Stated problem ::
Retype exactly what runs from the first line of the data to the line with "const red = '#e8383d';", keeping both of those lines and skipping pictures.

Data excerpt ::
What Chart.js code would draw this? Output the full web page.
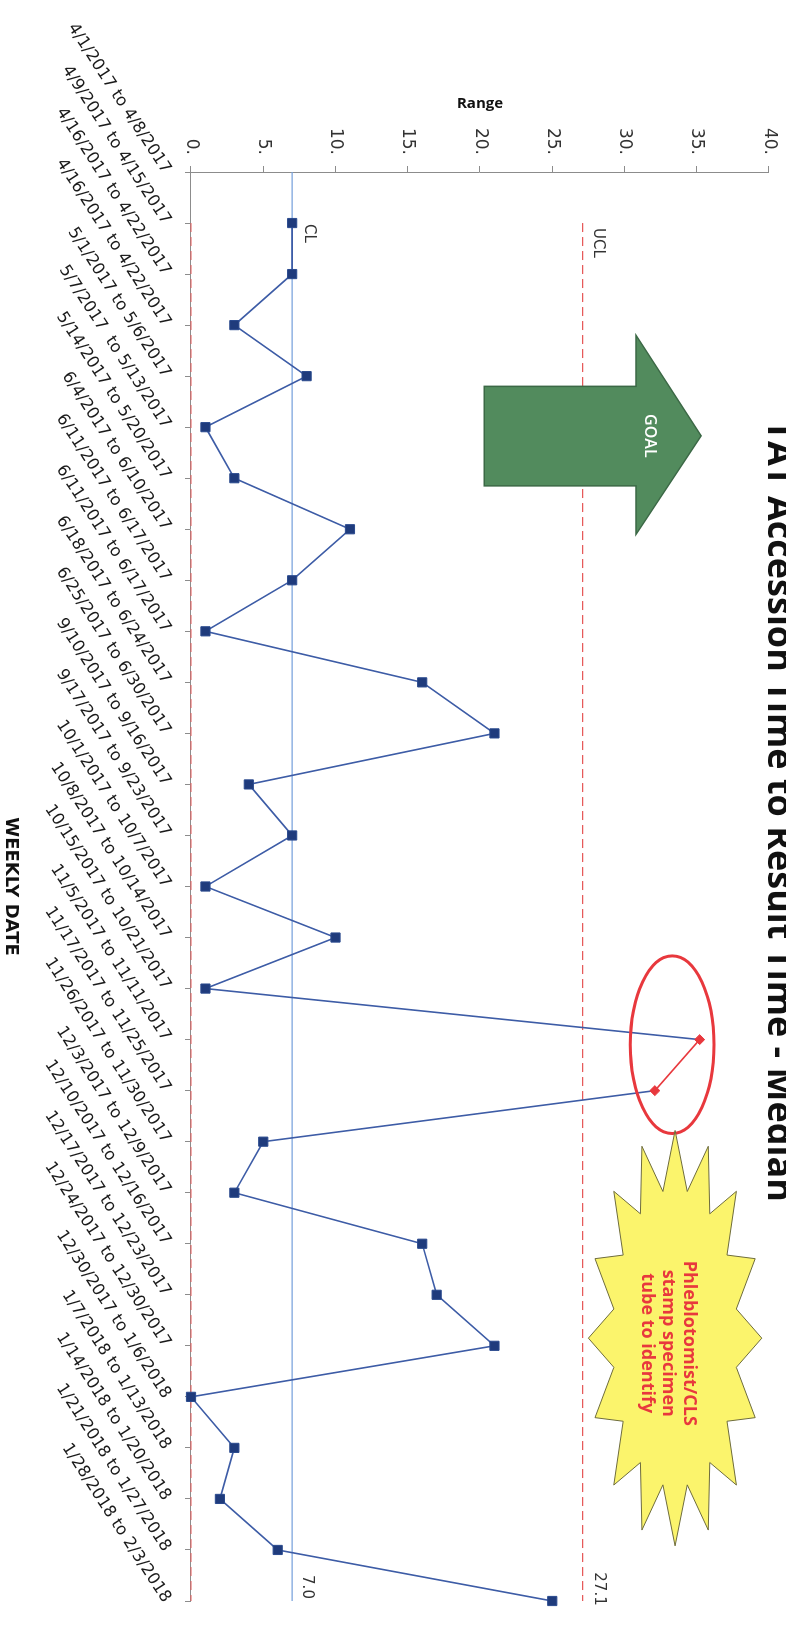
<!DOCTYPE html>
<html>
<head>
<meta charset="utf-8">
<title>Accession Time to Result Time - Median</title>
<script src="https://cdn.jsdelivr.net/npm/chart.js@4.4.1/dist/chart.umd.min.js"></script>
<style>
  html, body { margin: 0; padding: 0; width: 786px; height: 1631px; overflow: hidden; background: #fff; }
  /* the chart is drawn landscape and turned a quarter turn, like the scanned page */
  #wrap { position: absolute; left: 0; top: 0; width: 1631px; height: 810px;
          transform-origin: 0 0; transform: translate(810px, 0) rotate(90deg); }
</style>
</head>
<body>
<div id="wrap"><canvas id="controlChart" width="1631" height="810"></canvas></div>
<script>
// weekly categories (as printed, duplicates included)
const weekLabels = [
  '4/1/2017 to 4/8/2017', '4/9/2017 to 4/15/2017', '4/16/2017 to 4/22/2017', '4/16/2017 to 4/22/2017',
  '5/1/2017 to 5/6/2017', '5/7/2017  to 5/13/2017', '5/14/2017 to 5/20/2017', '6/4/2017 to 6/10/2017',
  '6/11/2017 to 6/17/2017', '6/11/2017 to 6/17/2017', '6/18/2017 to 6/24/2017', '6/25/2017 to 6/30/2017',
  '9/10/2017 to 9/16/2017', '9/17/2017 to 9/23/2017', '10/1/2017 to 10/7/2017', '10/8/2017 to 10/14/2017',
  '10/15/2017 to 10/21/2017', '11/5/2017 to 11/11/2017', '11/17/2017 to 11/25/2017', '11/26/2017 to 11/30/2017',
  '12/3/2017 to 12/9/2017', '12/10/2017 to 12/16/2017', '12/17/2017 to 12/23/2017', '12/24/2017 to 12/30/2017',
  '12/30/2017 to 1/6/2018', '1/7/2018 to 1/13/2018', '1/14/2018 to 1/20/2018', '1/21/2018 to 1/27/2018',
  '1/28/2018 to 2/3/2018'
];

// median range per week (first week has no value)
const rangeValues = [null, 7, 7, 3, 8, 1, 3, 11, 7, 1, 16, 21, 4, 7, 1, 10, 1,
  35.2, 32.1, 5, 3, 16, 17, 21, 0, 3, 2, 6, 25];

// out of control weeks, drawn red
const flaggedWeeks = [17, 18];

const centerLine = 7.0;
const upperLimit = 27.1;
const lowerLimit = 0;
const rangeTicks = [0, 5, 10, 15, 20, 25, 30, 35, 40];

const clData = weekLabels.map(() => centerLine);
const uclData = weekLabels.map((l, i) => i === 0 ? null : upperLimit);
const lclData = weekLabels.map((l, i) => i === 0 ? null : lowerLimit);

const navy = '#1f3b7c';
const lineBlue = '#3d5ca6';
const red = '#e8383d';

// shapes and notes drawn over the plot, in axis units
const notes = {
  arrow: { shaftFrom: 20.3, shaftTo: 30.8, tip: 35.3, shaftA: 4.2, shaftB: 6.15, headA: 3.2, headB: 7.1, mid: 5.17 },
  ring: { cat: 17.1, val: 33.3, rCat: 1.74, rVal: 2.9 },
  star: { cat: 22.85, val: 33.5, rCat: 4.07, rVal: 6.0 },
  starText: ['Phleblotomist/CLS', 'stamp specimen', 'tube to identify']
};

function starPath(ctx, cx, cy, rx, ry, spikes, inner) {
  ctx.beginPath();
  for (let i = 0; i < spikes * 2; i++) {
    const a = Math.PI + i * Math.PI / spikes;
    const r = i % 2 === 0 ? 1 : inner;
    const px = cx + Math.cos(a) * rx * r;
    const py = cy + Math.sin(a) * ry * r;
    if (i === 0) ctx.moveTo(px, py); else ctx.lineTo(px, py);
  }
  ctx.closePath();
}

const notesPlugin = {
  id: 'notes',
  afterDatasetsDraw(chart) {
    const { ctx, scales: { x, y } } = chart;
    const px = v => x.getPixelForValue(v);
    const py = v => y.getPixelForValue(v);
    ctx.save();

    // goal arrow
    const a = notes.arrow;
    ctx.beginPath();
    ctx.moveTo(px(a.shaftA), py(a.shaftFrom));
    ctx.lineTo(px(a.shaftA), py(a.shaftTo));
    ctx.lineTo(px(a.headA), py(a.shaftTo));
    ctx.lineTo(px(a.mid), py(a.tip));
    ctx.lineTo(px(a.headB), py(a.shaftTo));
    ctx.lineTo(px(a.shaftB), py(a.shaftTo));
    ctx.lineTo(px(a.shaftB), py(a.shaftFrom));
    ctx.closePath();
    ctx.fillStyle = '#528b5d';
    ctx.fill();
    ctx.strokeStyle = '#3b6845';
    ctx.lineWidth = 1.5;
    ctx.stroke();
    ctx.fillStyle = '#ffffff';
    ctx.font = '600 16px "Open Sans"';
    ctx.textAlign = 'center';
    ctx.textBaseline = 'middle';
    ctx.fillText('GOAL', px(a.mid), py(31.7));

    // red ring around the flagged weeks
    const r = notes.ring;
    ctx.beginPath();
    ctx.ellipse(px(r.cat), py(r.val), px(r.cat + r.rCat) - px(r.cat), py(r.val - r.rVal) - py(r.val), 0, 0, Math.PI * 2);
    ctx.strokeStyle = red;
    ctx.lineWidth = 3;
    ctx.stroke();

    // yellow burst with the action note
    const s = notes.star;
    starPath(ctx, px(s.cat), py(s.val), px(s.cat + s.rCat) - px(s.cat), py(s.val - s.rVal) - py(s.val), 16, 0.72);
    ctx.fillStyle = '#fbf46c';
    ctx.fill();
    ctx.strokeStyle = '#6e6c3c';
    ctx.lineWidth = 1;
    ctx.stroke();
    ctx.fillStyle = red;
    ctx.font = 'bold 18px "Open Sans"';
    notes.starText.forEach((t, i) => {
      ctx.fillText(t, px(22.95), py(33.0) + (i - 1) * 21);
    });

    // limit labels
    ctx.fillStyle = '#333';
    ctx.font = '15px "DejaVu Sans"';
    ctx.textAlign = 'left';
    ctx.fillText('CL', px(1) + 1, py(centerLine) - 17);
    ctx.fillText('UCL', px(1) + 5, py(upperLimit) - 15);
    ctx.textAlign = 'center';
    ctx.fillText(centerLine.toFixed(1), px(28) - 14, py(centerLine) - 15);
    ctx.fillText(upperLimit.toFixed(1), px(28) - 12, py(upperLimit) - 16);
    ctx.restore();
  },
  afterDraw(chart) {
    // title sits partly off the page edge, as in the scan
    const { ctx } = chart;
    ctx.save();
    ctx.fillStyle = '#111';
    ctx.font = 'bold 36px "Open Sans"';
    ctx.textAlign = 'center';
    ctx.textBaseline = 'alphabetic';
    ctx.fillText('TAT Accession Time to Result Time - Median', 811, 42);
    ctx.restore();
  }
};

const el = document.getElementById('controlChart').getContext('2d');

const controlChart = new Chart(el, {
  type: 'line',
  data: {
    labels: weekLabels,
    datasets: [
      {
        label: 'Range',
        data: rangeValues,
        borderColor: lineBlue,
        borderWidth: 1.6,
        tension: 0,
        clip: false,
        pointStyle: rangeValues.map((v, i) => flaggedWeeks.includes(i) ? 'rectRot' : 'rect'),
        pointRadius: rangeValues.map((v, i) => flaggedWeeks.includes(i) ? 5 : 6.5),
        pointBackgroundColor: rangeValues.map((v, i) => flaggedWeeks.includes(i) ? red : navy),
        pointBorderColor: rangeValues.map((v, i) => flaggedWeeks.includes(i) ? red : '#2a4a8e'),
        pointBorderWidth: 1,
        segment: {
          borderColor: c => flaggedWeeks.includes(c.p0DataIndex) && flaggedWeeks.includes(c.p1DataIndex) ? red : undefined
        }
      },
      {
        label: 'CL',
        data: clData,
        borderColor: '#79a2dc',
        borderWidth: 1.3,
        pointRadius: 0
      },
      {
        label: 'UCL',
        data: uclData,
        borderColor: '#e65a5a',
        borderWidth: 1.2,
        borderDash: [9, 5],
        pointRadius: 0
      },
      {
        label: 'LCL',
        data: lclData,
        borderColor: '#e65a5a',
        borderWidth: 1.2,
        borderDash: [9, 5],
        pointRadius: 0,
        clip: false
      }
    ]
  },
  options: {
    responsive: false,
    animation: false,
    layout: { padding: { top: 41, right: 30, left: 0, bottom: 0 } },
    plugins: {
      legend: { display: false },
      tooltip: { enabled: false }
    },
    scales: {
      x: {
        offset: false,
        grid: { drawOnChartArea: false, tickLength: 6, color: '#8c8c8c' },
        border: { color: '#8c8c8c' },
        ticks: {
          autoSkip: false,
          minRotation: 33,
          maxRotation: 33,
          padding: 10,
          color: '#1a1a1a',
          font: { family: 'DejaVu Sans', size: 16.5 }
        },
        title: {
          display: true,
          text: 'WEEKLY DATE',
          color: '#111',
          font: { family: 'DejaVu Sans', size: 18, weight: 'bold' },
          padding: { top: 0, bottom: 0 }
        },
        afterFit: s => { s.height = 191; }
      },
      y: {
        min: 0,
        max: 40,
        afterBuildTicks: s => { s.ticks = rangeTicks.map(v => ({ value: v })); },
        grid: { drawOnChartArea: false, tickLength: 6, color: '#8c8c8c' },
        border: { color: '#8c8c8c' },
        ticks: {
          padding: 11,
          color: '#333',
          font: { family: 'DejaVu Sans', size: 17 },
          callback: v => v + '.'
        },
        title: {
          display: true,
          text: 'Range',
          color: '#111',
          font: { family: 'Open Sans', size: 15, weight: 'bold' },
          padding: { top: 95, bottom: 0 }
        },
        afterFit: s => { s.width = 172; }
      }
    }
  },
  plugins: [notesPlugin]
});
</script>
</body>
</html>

Worked answer ::
What Chart.js code would draw this? Output the full web page.
<!DOCTYPE html>
<html>
<head>
<meta charset="utf-8">
<title>Accession Time to Result Time - Median</title>
<script src="https://cdn.jsdelivr.net/npm/chart.js@4.4.1/dist/chart.umd.min.js"></script>
<style>
  html, body { margin: 0; padding: 0; width: 786px; height: 1631px; overflow: hidden; background: #fff; }
  /* the chart is drawn landscape and turned a quarter turn, like the scanned page */
  #wrap { position: absolute; left: 0; top: 0; width: 1631px; height: 810px;
          transform-origin: 0 0; transform: translate(810px, 0) rotate(90deg); }
</style>
</head>
<body>
<div id="wrap"><canvas id="controlChart" width="1631" height="810"></canvas></div>
<script>
// weekly categories (as printed, duplicates included)
const weekLabels = [
  '4/1/2017 to 4/8/2017', '4/9/2017 to 4/15/2017', '4/16/2017 to 4/22/2017', '4/16/2017 to 4/22/2017',
  '5/1/2017 to 5/6/2017', '5/7/2017  to 5/13/2017', '5/14/2017 to 5/20/2017', '6/4/2017 to 6/10/2017',
  '6/11/2017 to 6/17/2017', '6/11/2017 to 6/17/2017', '6/18/2017 to 6/24/2017', '6/25/2017 to 6/30/2017',
  '9/10/2017 to 9/16/2017', '9/17/2017 to 9/23/2017', '10/1/2017 to 10/7/2017', '10/8/2017 to 10/14/2017',
  '10/15/2017 to 10/21/2017', '11/5/2017 to 11/11/2017', '11/17/2017 to 11/25/2017', '11/26/2017 to 11/30/2017',
  '12/3/2017 to 12/9/2017', '12/10/2017 to 12/16/2017', '12/17/2017 to 12/23/2017', '12/24/2017 to 12/30/2017',
  '12/30/2017 to 1/6/2018', '1/7/2018 to 1/13/2018', '1/14/2018 to 1/20/2018', '1/21/2018 to 1/27/2018',
  '1/28/2018 to 2/3/2018'
];

// median range per week (first week has no value)
const rangeValues = [null, 7, 7, 3, 8, 1, 3, 11, 7, 1, 16, 21, 4, 7, 1, 10, 1,
  35.2, 32.1, 5, 3, 16, 17, 21, 0, 3, 2, 6, 25];

// out of control weeks, drawn red
const flaggedWeeks = [17, 18];

const centerLine = 7.0;
const upperLimit = 27.1;
const lowerLimit = 0;
const rangeTicks = [0, 5, 10, 15, 20, 25, 30, 35, 40];

const clData = weekLabels.map(() => centerLine);
const uclData = weekLabels.map((l, i) => i === 0 ? null : upperLimit);
const lclData = weekLabels.map((l, i) => i === 0 ? null : lowerLimit);

const navy = '#1f3b7c';
const lineBlue = '#3d5ca6';
const red = '#e8383d';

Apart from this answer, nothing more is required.